The core AWM training loop is as follows:

for i in range(num_training_steps): samples = sampler(model, prompt) reward = reward_fn(samples) advantage = cal_adv(reward, prompt) noise = randn_like(samples) timesteps = get_timesteps(samples) noisy_samples = fwd_diffusion(samples, noise, timesteps) velocity_pred = model(noisy_samples, timesteps, prompt) velocity_ref = ref_model(noisy_samples, timesteps, prompt) # optional KL log_p = -((velocity_pred - (noise-samples))**2).mean() ratio = torch.exp(log_p - log_p.detach()) policy_loss = -advantage * ratio kl_loss = weight(timesteps)*((velocity_pred - velocity_ref)**2).mean() loss = policy_loss + beta * kl_loss

Key implementation details:

• Advantage Calculation: Group-relative mean is used for stable advantage estimation.
• KL Regularization: A velocity-space KL term stabilizes updates.
• Timesteps and Sampler: Training and sampling timesteps are decoupled; any sampler can be used.
• Data Reuse: On-policy and one-step off-policy updates yield similar performance, enabling efficient batch reuse.

Empirical Results

AWM delivers dramatic improvements in training efficiency across multiple benchmarks and model backbones, including Stable Diffusion 3.5 Medium (SD3.5M) and FLUX. On GenEval, AWM matches Flow-GRPO's overall score (0.95) with an 8.02× speed-up in GPU hours. For OCR and PickScore tasks, AWM achieves up to 24× faster convergence without compromising generation quality.

Figure 4: SD3.5M OCR. AWM achieves target accuracy with 23.6× less compute than Flow-GRPO.

Figure 5: Visual comparison before and after AWM training. AWM improves compositional and text rendering fidelity on GenEval and OCR prompts.
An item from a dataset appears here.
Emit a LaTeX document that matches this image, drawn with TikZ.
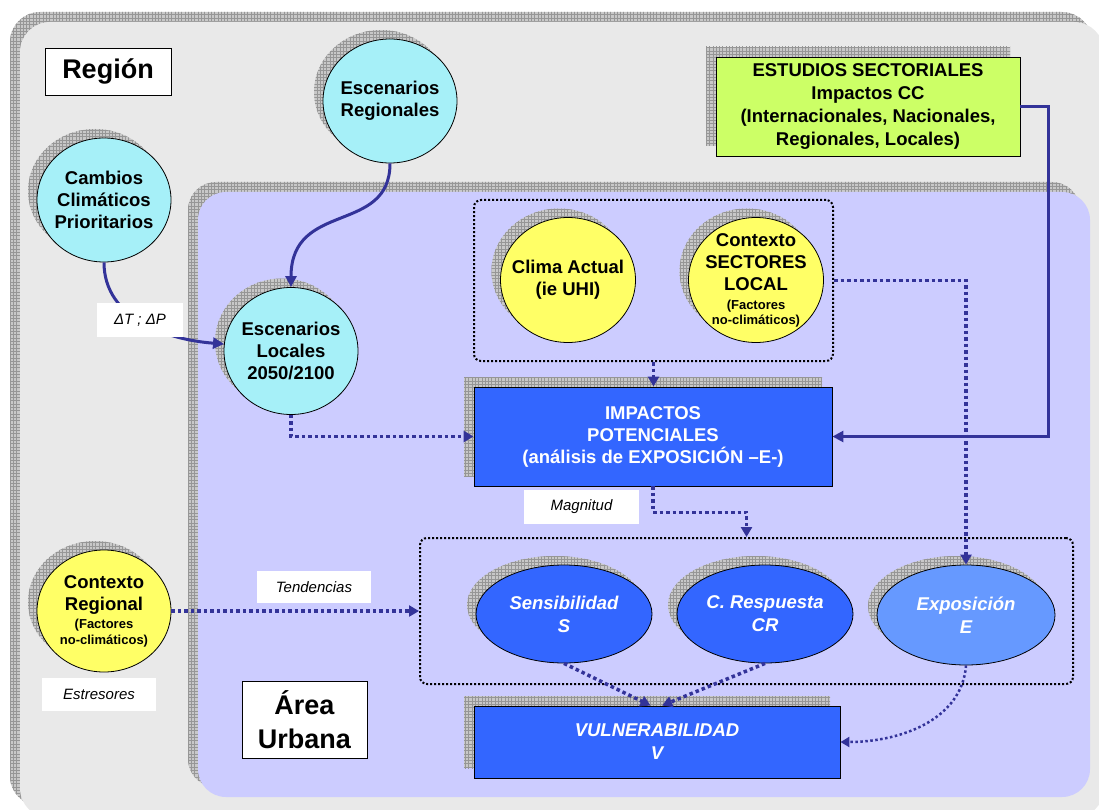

Figure 6: SD3.5M Time. Ablation on timestep sampling, KL strength, and data reuse shows robust performance and stable convergence.

AWM consistently outperforms DDPO-based methods in terms of wall-clock efficiency, with no degradation in sample quality. Visualizations confirm improved adherence to compositional and text rendering constraints after AWM training.

Ablation Studies

Ablations on timestep sampling distribution, KL regularization strength, and data reuse strategies demonstrate that AWM is robust to hyperparameter choices. Discrete and uniform timestep sampling yield similar results, while KL regularization in the range $[0.4, 1.0]$ is optimal for stability and speed. Mixed on-policy/off-policy updates enable efficient data reuse without loss of performance.
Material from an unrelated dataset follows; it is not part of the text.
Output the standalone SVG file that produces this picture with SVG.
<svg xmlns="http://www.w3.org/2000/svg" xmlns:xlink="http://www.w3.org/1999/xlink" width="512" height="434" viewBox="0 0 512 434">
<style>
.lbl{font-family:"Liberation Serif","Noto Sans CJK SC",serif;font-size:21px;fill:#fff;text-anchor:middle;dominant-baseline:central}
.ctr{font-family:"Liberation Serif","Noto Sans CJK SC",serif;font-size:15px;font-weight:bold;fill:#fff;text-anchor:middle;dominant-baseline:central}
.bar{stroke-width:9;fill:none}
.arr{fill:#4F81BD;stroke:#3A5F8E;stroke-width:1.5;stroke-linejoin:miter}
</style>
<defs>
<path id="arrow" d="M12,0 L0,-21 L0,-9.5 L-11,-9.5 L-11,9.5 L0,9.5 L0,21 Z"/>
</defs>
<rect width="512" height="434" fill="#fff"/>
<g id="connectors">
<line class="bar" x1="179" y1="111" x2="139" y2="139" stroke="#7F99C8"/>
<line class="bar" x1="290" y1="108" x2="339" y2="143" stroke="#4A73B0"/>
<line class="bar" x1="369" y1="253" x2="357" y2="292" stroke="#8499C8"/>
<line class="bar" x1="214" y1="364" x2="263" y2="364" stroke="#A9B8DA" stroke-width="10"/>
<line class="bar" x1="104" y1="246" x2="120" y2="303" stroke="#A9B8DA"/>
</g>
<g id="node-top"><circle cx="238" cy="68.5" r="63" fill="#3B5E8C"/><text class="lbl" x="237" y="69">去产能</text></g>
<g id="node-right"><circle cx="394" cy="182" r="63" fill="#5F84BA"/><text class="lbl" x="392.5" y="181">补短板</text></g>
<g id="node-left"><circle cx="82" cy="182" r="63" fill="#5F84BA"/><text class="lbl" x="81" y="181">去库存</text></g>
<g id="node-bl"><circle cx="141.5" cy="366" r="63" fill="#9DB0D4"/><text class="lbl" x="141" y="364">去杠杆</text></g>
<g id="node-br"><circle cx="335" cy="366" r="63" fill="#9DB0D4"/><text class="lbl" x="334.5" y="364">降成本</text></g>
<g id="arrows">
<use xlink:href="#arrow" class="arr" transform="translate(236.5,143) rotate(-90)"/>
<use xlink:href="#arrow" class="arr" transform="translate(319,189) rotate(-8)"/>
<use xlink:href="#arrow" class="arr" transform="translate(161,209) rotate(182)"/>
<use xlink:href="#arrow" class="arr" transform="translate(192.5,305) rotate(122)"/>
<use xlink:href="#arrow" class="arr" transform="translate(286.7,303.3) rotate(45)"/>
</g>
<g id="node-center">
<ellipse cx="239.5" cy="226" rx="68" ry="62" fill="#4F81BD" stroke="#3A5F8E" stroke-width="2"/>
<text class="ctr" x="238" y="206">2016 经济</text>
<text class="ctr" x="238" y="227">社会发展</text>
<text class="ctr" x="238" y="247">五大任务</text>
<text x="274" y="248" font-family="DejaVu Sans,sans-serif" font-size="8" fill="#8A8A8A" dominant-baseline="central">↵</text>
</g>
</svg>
Practical and Theoretical Implications

AWM unifies RL post-training and pretraining for diffusion models under a single, policy-gradient–consistent objective, mirroring the alignment found in LLMs. This conceptual symmetry simplifies the training pipeline, reduces the need for custom sampling strategies, and enables the use of advanced ODE/SDE samplers. The variance reduction achieved by AWM translates directly into faster convergence and lower computational cost, making RL post-training practical for large-scale diffusion models.

Theoretically, the work clarifies the relationship between DDPO and score matching, quantifies the impact of noisy conditioning, and provides a foundation for future RL algorithms that maintain alignment with pretraining objectives. Practically, AWM enables efficient reward-driven fine-tuning of diffusion models for tasks requiring compositionality, text rendering, and human preference alignment.

Future Directions

Potential future developments include:

• Extending AWM to support deeper off-policy data reuse and more sophisticated advantage estimation.
• Leveraging advanced ODE/SDE samplers for further improvements in sample quality and speed.
• Applying AWM to other generative domains (e.g., video, 3D synthesis) and reward functions.
• Investigating the integration of AWM with step-distilled models for accelerated sampling.

Conclusion

The paper establishes a rigorous theoretical connection between DDPO and score matching, identifies variance amplification as a key bottleneck, and introduces AWM as a principled, efficient alternative. AWM achieves up to $24\times$ faster convergence than Flow-GRPO on SD3.5M and FLUX, with no loss in generation quality. The method unifies RL post-training and pretraining for diffusion models, providing both practical efficiency and conceptual clarity for future research and deployment.